Seal questions usually test completeness and control. Keep your stamp secure, use the exact name and commission information required, and never let another person use your seal. If a stamp is lost, stolen, damaged, or replaced after a name or commission change, follow the reporting and replacement process in your Alabama rules. If a certificate has an error, correct it only in the manner allowed by your commissioning authority; do not backdate or attach a loose certificate unless the facts and state rules support that action.
Certificate wording is another common trap. A notary may identify the type of notarial act requested, but should not choose the legal effect of a certificate for a signer. If the document lacks a certificate, the signer or document recipient may need to choose or provide the wording. Your role is to complete the notarial act correctly, not to decide which form gives the document legal effect.

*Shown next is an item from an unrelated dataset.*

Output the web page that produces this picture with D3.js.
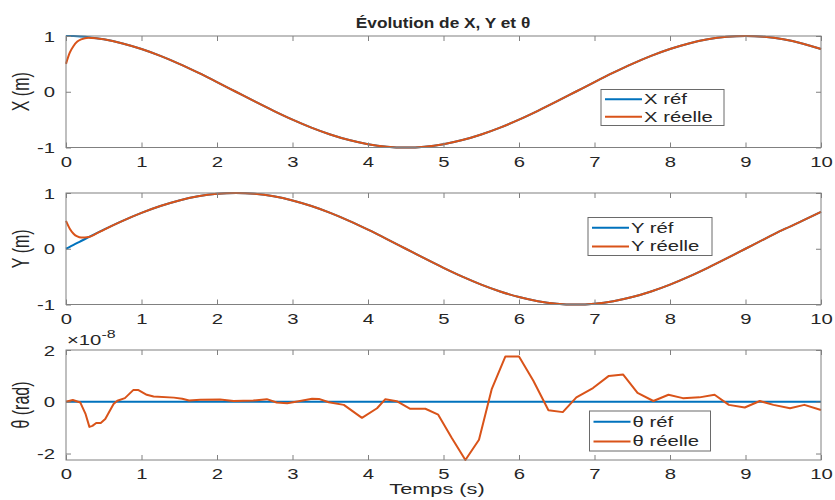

If You Miss Questions in Practice
Use missed questions as a routing tool. If you miss identification questions, reread acceptable ID, credible witness, and personal knowledge rules. If you miss jurat questions, drill oath language and signature timing. If you miss fee questions, build a small chart of allowed fees and when they apply. If you miss remote notarization questions, separate traditional personal appearance from remote appearance, credential analysis, audio-video session rules, electronic journal requirements, and technology-provider rules.